Church, Don't Be a Cul-de-Sac
This post at Desiring God Ministries caught my eye. The first paragraph tells you what this post is about: "Our mission at Desiring God is to spread a passion for the supremacy of God in all things for the joy of all peoples through Jesus Christ. By turning a few things around, we can also see what our mission is not - and therefore more clearly what it is."
What follows is a list of 8 "nots." And, tellingly, here's the first: "Our mission is not to create cul-de-sacs, but to spread."
Cul-de-sacs, of course, are a suburban creation, the zenith of segregating residential use from anything else. Cul-de-sacs say, "Not only do we not want to be near other uses besides residential; we don't want anything near us nor do we want anyone but us to even pass through."
In this regard, cul-de-sacs are not unlike the Saratoga neighborhood near where I grew up, about which I once wrote, "the comfort of separateness also has a cost of isolation." These are places that may not be physically gated communities, but have been planned so as to achieve some of the same bufferedness from the rest of the world.
You see then why, when Desiring God Ministries is thinking about what it is not, the first image that comes to mind is of a cul-de-sac. The Christian faith is one that necessarily impels us outward and invites others in, rather than shutting itself from others and holing up with our own. We may not erect physical barriers to keep outsiders away from us, but if we allow ourselves to construct figurative ones that are no less effective, shame on us.
And yet, sadly, too many of our churches are cul-de-sacs. We focus our resources on comforting ourselves. We use jargon to baffle outsiders and signal to them that they are not part of us. We even consider "church" to be a physical structure rather than the constant activity of a group of people ever pushing outward in service and mercy and love.

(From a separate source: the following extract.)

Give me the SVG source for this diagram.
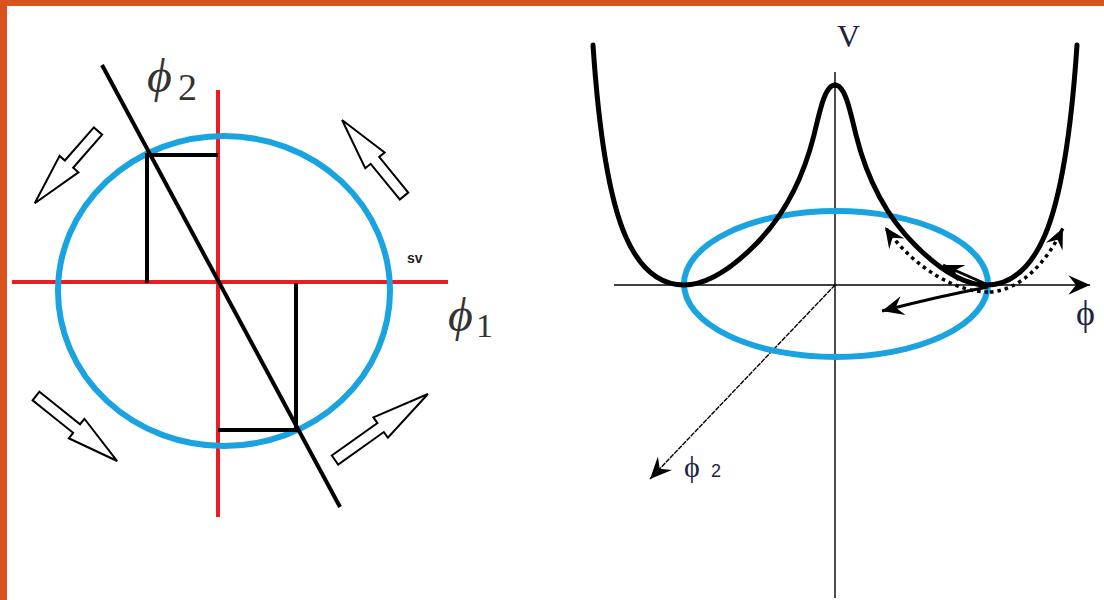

Desiring God Ministries is correct in calling the modern church not to be a spiritual cul-de-sac. Rather, like more urban forms of land use and traffic flow, we are to be out amongst the world, circulating with others different from us, prominently situated in high-traffic intersections and crossroads. Even if your residential tastes lean more towards cul-de-sacs, Saratogas, and gated communities, your spiritual and congregational tastes should not.